— start of Data section —
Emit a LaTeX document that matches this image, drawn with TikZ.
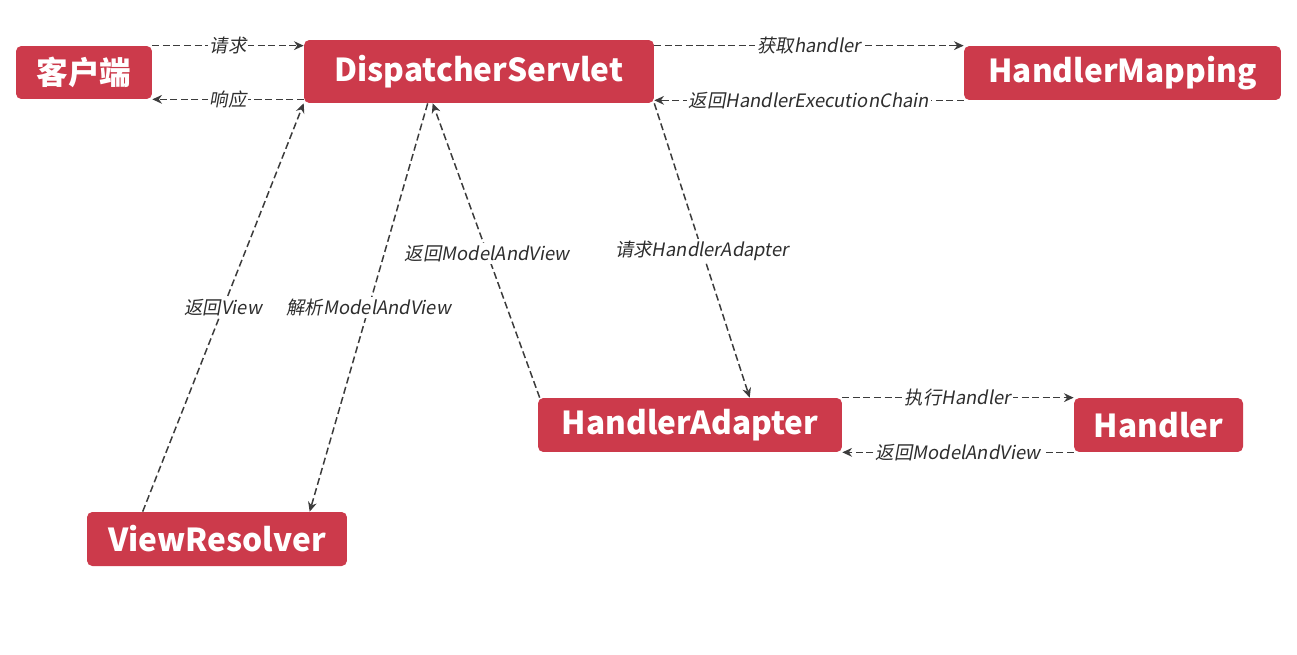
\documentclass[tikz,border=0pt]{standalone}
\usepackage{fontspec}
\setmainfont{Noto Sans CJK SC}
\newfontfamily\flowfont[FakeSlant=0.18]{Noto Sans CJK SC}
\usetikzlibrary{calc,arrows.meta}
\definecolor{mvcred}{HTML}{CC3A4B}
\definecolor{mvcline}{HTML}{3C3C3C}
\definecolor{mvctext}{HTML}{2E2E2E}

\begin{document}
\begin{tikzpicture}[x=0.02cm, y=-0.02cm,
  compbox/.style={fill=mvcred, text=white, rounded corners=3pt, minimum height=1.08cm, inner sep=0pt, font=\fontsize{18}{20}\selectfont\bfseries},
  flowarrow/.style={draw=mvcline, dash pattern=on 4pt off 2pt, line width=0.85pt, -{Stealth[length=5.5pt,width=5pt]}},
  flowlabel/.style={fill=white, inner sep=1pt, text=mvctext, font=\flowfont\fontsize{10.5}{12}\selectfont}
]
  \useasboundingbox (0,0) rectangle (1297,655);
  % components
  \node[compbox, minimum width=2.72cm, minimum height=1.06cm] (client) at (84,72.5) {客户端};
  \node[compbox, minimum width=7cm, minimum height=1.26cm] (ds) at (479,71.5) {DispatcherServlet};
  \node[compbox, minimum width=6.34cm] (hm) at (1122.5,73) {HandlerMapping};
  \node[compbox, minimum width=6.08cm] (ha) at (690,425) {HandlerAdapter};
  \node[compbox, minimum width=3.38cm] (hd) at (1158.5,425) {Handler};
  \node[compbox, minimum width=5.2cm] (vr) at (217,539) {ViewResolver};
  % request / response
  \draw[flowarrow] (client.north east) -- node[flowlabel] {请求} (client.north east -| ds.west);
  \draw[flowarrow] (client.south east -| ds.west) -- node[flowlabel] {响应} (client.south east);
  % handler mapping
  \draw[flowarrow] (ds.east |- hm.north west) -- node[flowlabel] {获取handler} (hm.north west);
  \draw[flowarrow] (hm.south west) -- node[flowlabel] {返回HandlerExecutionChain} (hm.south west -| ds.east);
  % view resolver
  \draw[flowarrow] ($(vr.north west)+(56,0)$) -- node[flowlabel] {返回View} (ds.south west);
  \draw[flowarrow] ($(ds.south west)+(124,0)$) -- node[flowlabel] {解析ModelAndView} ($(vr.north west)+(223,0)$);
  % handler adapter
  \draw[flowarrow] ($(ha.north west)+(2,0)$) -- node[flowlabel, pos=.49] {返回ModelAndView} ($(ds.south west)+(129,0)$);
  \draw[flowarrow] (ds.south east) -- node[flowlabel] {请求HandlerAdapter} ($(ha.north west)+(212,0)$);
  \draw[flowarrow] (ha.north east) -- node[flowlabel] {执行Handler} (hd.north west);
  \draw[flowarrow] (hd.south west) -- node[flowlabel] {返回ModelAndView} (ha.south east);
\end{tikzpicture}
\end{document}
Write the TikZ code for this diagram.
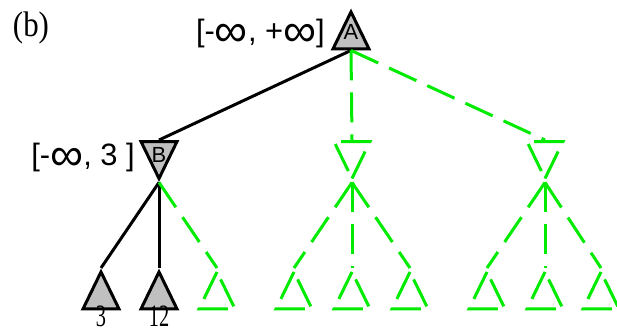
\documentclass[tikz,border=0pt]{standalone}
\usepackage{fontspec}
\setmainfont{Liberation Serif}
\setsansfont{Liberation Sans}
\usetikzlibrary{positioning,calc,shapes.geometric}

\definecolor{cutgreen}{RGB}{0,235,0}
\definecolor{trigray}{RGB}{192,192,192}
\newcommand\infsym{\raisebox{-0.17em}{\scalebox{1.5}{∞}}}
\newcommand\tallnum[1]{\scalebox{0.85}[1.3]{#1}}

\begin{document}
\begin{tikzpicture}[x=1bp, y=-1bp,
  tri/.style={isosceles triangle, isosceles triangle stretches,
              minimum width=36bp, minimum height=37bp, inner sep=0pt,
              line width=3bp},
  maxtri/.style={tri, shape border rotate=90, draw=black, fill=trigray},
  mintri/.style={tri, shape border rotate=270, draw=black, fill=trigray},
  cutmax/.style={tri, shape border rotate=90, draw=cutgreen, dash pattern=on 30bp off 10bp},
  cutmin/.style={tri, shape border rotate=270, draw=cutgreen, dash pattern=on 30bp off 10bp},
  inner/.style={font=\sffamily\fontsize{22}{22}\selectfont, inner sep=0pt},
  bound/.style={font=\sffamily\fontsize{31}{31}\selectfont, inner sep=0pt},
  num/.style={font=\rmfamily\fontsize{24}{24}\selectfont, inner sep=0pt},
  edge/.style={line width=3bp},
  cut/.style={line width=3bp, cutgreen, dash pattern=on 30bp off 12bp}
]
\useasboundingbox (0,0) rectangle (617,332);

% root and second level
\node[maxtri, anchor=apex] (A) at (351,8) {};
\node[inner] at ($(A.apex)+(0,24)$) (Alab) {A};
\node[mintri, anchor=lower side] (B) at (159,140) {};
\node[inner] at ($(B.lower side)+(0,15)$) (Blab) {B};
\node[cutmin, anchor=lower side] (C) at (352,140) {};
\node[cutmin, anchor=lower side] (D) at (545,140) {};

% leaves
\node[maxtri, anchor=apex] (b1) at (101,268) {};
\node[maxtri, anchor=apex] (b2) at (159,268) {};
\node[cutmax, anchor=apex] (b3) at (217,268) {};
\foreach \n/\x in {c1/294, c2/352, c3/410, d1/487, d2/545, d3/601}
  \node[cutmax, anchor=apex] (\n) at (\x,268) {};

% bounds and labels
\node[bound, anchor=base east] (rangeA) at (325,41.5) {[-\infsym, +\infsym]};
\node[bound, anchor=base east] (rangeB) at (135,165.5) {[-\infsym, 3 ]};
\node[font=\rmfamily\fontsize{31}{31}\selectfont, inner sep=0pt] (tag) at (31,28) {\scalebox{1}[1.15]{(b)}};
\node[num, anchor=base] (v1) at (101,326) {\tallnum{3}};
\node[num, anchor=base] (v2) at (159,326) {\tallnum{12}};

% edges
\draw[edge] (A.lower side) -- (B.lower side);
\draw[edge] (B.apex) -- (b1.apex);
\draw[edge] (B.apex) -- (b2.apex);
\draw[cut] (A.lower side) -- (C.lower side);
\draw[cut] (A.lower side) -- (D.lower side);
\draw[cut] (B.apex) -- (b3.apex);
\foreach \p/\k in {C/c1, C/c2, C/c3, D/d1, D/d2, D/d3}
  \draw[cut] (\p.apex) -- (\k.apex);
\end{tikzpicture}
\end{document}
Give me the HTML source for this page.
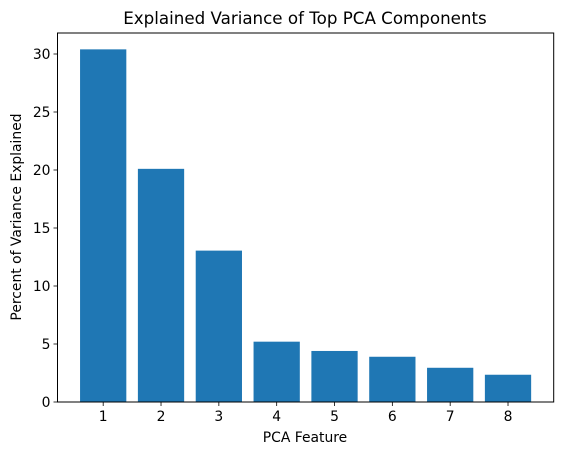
— end of Data section —
Write out the material above again, word for word, minus its pictures.

_Task response_
Emit a LaTeX document that matches this image, drawn with TikZ.
\documentclass[tikz,border=0pt]{standalone}
\usepackage{fontspec}
\setmainfont{Noto Sans CJK SC}
\newfontfamily\flowfont[FakeSlant=0.18]{Noto Sans CJK SC}
\usetikzlibrary{calc,arrows.meta}
\definecolor{mvcred}{HTML}{CC3A4B}
\definecolor{mvcline}{HTML}{3C3C3C}
\definecolor{mvctext}{HTML}{2E2E2E}

\begin{document}
\begin{tikzpicture}[x=0.02cm, y=-0.02cm,
  compbox/.style={fill=mvcred, text=white, rounded corners=3pt, minimum height=1.08cm, inner sep=0pt, font=\fontsize{18}{20}\selectfont\bfseries},
  flowarrow/.style={draw=mvcline, dash pattern=on 4pt off 2pt, line width=0.85pt, -{Stealth[length=5.5pt,width=5pt]}},
  flowlabel/.style={fill=white, inner sep=1pt, text=mvctext, font=\flowfont\fontsize{10.5}{12}\selectfont}
]
  \useasboundingbox (0,0) rectangle (1297,655);
  % components
  \node[compbox, minimum width=2.72cm, minimum height=1.06cm] (client) at (84,72.5) {客户端};
  \node[compbox, minimum width=7cm, minimum height=1.26cm] (ds) at (479,71.5) {DispatcherServlet};
  \node[compbox, minimum width=6.34cm] (hm) at (1122.5,73) {HandlerMapping};
  \node[compbox, minimum width=6.08cm] (ha) at (690,425) {HandlerAdapter};
  \node[compbox, minimum width=3.38cm] (hd) at (1158.5,425) {Handler};
  \node[compbox, minimum width=5.2cm] (vr) at (217,539) {ViewResolver};
  % request / response
  \draw[flowarrow] (client.north east) -- node[flowlabel] {请求} (client.north east -| ds.west);
  \draw[flowarrow] (client.south east -| ds.west) -- node[flowlabel] {响应} (client.south east);
  % handler mapping
  \draw[flowarrow] (ds.east |- hm.north west) -- node[flowlabel] {获取handler} (hm.north west);
  \draw[flowarrow] (hm.south west) -- node[flowlabel] {返回HandlerExecutionChain} (hm.south west -| ds.east);
  % view resolver
  \draw[flowarrow] ($(vr.north west)+(56,0)$) -- node[flowlabel] {返回View} (ds.south west);
  \draw[flowarrow] ($(ds.south west)+(124,0)$) -- node[flowlabel] {解析ModelAndView} ($(vr.north west)+(223,0)$);
  % handler adapter
  \draw[flowarrow] ($(ha.north west)+(2,0)$) -- node[flowlabel, pos=.49] {返回ModelAndView} ($(ds.south west)+(129,0)$);
  \draw[flowarrow] (ds.south east) -- node[flowlabel] {请求HandlerAdapter} ($(ha.north west)+(212,0)$);
  \draw[flowarrow] (ha.north east) -- node[flowlabel] {执行Handler} (hd.north west);
  \draw[flowarrow] (hd.south west) -- node[flowlabel] {返回ModelAndView} (ha.south east);
\end{tikzpicture}
\end{document}
Write the TikZ code for this diagram.
\documentclass[tikz,border=0pt]{standalone}
\usepackage{fontspec}
\setmainfont{Liberation Serif}
\setsansfont{Liberation Sans}
\usetikzlibrary{positioning,calc,shapes.geometric}

\definecolor{cutgreen}{RGB}{0,235,0}
\definecolor{trigray}{RGB}{192,192,192}
\newcommand\infsym{\raisebox{-0.17em}{\scalebox{1.5}{∞}}}
\newcommand\tallnum[1]{\scalebox{0.85}[1.3]{#1}}

\begin{document}
\begin{tikzpicture}[x=1bp, y=-1bp,
  tri/.style={isosceles triangle, isosceles triangle stretches,
              minimum width=36bp, minimum height=37bp, inner sep=0pt,
              line width=3bp},
  maxtri/.style={tri, shape border rotate=90, draw=black, fill=trigray},
  mintri/.style={tri, shape border rotate=270, draw=black, fill=trigray},
  cutmax/.style={tri, shape border rotate=90, draw=cutgreen, dash pattern=on 30bp off 10bp},
  cutmin/.style={tri, shape border rotate=270, draw=cutgreen, dash pattern=on 30bp off 10bp},
  inner/.style={font=\sffamily\fontsize{22}{22}\selectfont, inner sep=0pt},
  bound/.style={font=\sffamily\fontsize{31}{31}\selectfont, inner sep=0pt},
  num/.style={font=\rmfamily\fontsize{24}{24}\selectfont, inner sep=0pt},
  edge/.style={line width=3bp},
  cut/.style={line width=3bp, cutgreen, dash pattern=on 30bp off 12bp}
]
\useasboundingbox (0,0) rectangle (617,332);

% root and second level
\node[maxtri, anchor=apex] (A) at (351,8) {};
\node[inner] at ($(A.apex)+(0,24)$) (Alab) {A};
\node[mintri, anchor=lower side] (B) at (159,140) {};
\node[inner] at ($(B.lower side)+(0,15)$) (Blab) {B};
\node[cutmin, anchor=lower side] (C) at (352,140) {};
\node[cutmin, anchor=lower side] (D) at (545,140) {};

% leaves
\node[maxtri, anchor=apex] (b1) at (101,268) {};
\node[maxtri, anchor=apex] (b2) at (159,268) {};
\node[cutmax, anchor=apex] (b3) at (217,268) {};
\foreach \n/\x in {c1/294, c2/352, c3/410, d1/487, d2/545, d3/601}
  \node[cutmax, anchor=apex] (\n) at (\x,268) {};

% bounds and labels
\node[bound, anchor=base east] (rangeA) at (325,41.5) {[-\infsym, +\infsym]};
\node[bound, anchor=base east] (rangeB) at (135,165.5) {[-\infsym, 3 ]};
\node[font=\rmfamily\fontsize{31}{31}\selectfont, inner sep=0pt] (tag) at (31,28) {\scalebox{1}[1.15]{(b)}};
\node[num, anchor=base] (v1) at (101,326) {\tallnum{3}};
\node[num, anchor=base] (v2) at (159,326) {\tallnum{12}};

% edges
\draw[edge] (A.lower side) -- (B.lower side);
\draw[edge] (B.apex) -- (b1.apex);
\draw[edge] (B.apex) -- (b2.apex);
\draw[cut] (A.lower side) -- (C.lower side);
\draw[cut] (A.lower side) -- (D.lower side);
\draw[cut] (B.apex) -- (b3.apex);
\foreach \p/\k in {C/c1, C/c2, C/c3, D/d1, D/d2, D/d3}
  \draw[cut] (\p.apex) -- (\k.apex);
\end{tikzpicture}
\end{document}
Give me the HTML source for this page.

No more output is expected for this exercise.